Spectral bands of Landsat 8 vs Landsat 7 sensors. Note the additional bands in Landsat 8, and that the duplicated bands are mostly narrower. Image provided by NASA, source http://landsat.usgs.gov/ldcm_vs_previous.php
In theory these narrower wavelengths should improve the ability of the sensor to discriminate different landcover types, so they are good news. But the lack of continuity is a problem: a classification algorithm applied to one sensor should not be blindly applied to another anyway, but even with good cross-calibration doing so would not be appropriate here. Even the widely used NDVI will differ between the old and new sensors, with the near infrared band on OLI being much narrower than the equivalent band on previous satellites (compare OLI band 5 with ETM+ band 4 on the graph above). I will be performing some comparisons between near-contemporaneous Landsat-7 and Landsat-8 scenes over the next few months to see how much effect this has.
While changing wavelengths is in some ways unhelpful, the additional bands are another story. I’m particularly excited about the new Band 1, which is designed to help detect hazy, high-altitude cirrus clouds, which can be hard to spot but can subtly change spectral characteristics.
The future
Optical satellite data will remain a very useful tool far into the future, so I’m hopeful the Landsat dataset will continue to be added to for many decades yet. However, the US Congress has not as yet committed funding for any more Landsat satellites, and there is no long-term commitment by the US to keep Landsat series operating indefinitely. With the Landsat archive having been made open and free in 2008, and with scenes collected worldwide, Landsat provides an incredibly service to the rest of the world, but there is no guarantee this will continue.

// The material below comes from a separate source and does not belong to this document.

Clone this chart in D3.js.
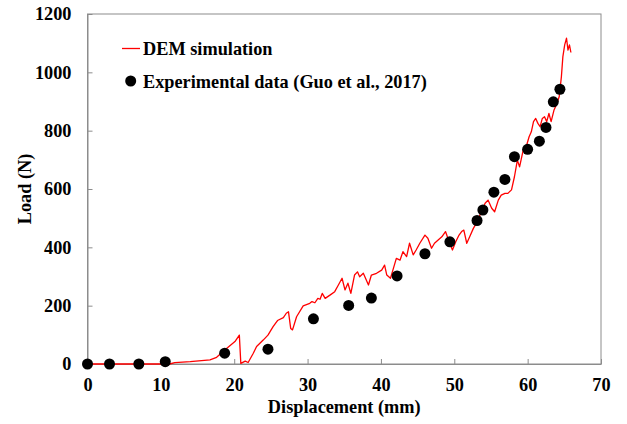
<!DOCTYPE html>
<html>
<head>
<meta charset="utf-8">
<script src="https://cdn.jsdelivr.net/npm/d3@7"></script>
<style>
  body { margin: 0; background: #fff; }
  text { font-family: "Liberation Serif", "Times New Roman", serif; font-weight: bold; }
</style>
</head>
<body>
<svg id="canvas" width="627" height="424"></svg>
<script>
// DEM simulation curve (displacement mm, load N)
let demX = [0, 11.2, 11.9, 14, 16.7, 17.6, 19.0, 20.1, 20.7, 20.9, 21.5, 21.9, 22.6, 23.05, 23.95, 24.6,
  25.3, 25.9, 26.7, 27.1, 27.4, 27.7, 27.95, 28.5, 29.4, 30.3, 30.6, 31.0, 31.4, 31.7, 32.0, 32.4,
  33.1, 33.7, 34.2, 34.7, 35.1, 35.5, 35.9, 36.4, 36.8, 37.1, 37.6, 37.9, 38.3, 38.7, 39.4, 40.1,
  40.5, 40.8, 41.3, 41.7, 42.1, 42.6, 43.0, 43.5, 43.9, 44.4, 44.8, 45.3, 46.0, 46.4, 46.9, 47.3,
  47.8, 48.3, 48.8, 49.3, 49.75, 50.2, 50.65, 51.0, 51.3, 51.7, 52.1, 52.6, 53.0, 53.5, 54.2, 54.6,
  55.1, 55.5, 56.0, 56.4, 56.9, 57.3, 57.8, 58.2, 58.6, 58.9, 59.4, 59.8, 60.2, 60.5, 60.8, 61.1,
  61.4, 61.7, 62.0, 62.3, 62.6, 62.9, 63.2, 63.6, 63.9, 64.3, 64.6, 64.8, 65.05, 65.3, 65.5, 65.7, 65.9];
let demY = [0, 0, 5, 8, 14, 23, 54, 77, 99, 2, 10, 5, 37, 60, 82, 99,
  128, 149, 159, 174, 179, 122, 117, 162, 199, 208, 214, 210, 225, 222, 242, 225,
  237, 248, 271, 294, 254, 277, 242, 305, 316, 299, 311, 294, 271, 305, 311, 322,
  339, 305, 294, 328, 362, 356, 385, 368, 414, 374, 391, 414, 442, 431, 397, 414,
  425, 436, 454, 419, 391, 419, 442, 454, 459, 414, 436, 465, 482, 511, 551, 562,
  534, 522, 562, 579, 585, 585, 597, 642, 699, 676, 734, 745, 779, 796, 831, 842,
  825, 814, 842, 848, 831, 859, 831, 871, 888, 916, 985, 1053, 1094, 1117, 1076, 1094, 1068];

// Experimental data (Guo et al., 2017)
let expX = [0, 3, 7, 10.6, 18.7, 24.6, 30.8, 35.6, 38.7, 42.2, 46.0, 49.4, 53.1, 53.9, 55.4, 56.9, 58.2, 60.0, 61.6, 62.5, 63.5, 64.4];
let expY = [0, 0, 0, 8, 37, 51, 155, 201, 226, 302, 378, 419, 492, 528, 589, 633, 711, 736, 764, 811, 899, 942];

let xTicks = [0, 10, 20, 30, 40, 50, 60, 70];
let yTicks = [0, 200, 400, 600, 800, 1000, 1200];

let margin = { left: 87.5, right: 26, top: 14, bottom: 60 };
let width = 627, height = 424;
let gray = "#8c8c8c";
let fontSize = "18.3px";

let canvas = d3.select("#canvas");

let xScale = d3.scaleLinear().domain([0, 70]).range([margin.left, width - margin.right]);
let yScale = d3.scaleLinear().domain([0, 1200]).range([height - margin.bottom, margin.top]);

// frame
canvas.append("rect")
  .attr("x", xScale(0)).attr("y", yScale(1200))
  .attr("width", xScale(70) - xScale(0)).attr("height", yScale(0) - yScale(1200))
  .attr("fill", "none").attr("stroke", gray).attr("stroke-width", 1);

let xAxis = d3.axisBottom(xScale).tickValues(xTicks).tickFormat(d3.format("d"))
  .tickSizeInner(-5).tickSizeOuter(0).tickPadding(14);
let yAxis = d3.axisLeft(yScale).tickValues(yTicks).tickFormat(d3.format("d"))
  .tickSizeInner(-5).tickSizeOuter(0).tickPadding(16);

let gx = canvas.append("g").attr("transform", "translate(0," + yScale(0) + ")").call(xAxis);
let gy = canvas.append("g").attr("transform", "translate(" + xScale(0) + ",0)").call(yAxis);
[gx, gy].forEach(g => {
  g.selectAll("path, line").attr("stroke", gray);
  g.selectAll("text").attr("fill", "#000")
    .style("font-family", "'Liberation Serif', serif")
    .style("font-weight", "bold").style("font-size", fontSize);
});

// axis titles
canvas.append("text")
  .attr("x", (xScale(0) + xScale(70)) / 2).attr("y", 413)
  .attr("text-anchor", "middle").style("font-size", fontSize)
  .text("Displacement (mm)");
canvas.append("text")
  .attr("transform", "translate(31," + (yScale(0) + yScale(1200)) / 2 + ") rotate(-90)")
  .attr("text-anchor", "middle").style("font-size", fontSize)
  .text("Load (N)");

// DEM line
let demData = demX.map((x, i) => [x, demY[i]]);
let line = d3.line().x(d => xScale(d[0])).y(d => yScale(d[1]));
canvas.append("path")
  .datum(demData)
  .attr("d", line)
  .attr("fill", "none")
  .attr("stroke", "#ff0000")
  .attr("stroke-width", 1.3)
  .attr("stroke-linejoin", "round");

// experimental points
canvas.selectAll("circle.exp")
  .data(expX.map((x, i) => [x, expY[i]]))
  .enter()
  .append("circle")
  .attr("class", "exp")
  .attr("cx", d => xScale(d[0]))
  .attr("cy", d => yScale(d[1]))
  .attr("r", 5.5)
  .attr("fill", "#000");

// legend
let legend = canvas.append("g");
legend.append("line")
  .attr("x1", 122).attr("x2", 140).attr("y1", 48.5).attr("y2", 48.5)
  .attr("stroke", "#ff0000").attr("stroke-width", 1.3);
legend.append("text").attr("x", 143).attr("y", 54.5).style("font-size", fontSize)
  .text("DEM simulation");
legend.append("circle").attr("cx", 130.7).attr("cy", 81).attr("r", 5.5).attr("fill", "#000");
legend.append("text").attr("x", 143).attr("y", 87.5).style("font-size", fontSize)
  .text("Experimental data (Guo et al., 2017)");
</script>
</body>
</html>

With the need for continuous, consistent satellite data in mind, the EU is funding ESA to launch a series of Landsat-like satellites as part of its Sentinel series, part of the Global Monitoring for Environment and Security (GMES, now known as Copernicus) initiative. Sentinel 2 is based around a wide-swath, 10 m resolution sensor, with a pair of satellites able to provide images of the whole land-surface every 5 days. The first satellite will be launched in 2014, with partner and replacement satellites budgeted into the 2030’s, using technology and expertise developed from the SPOT satellite series among others. While there have been many other Landsat-like satellites launched in the past, and many are operational now, Sentinel 2 is the first that, like Landsat, will offer ‘free and open access for all’. I hope there will be a Landsat 9, but if not then it is good to know that Landsat 8 is there to bridge the gap between now and the start of the Sentinel era.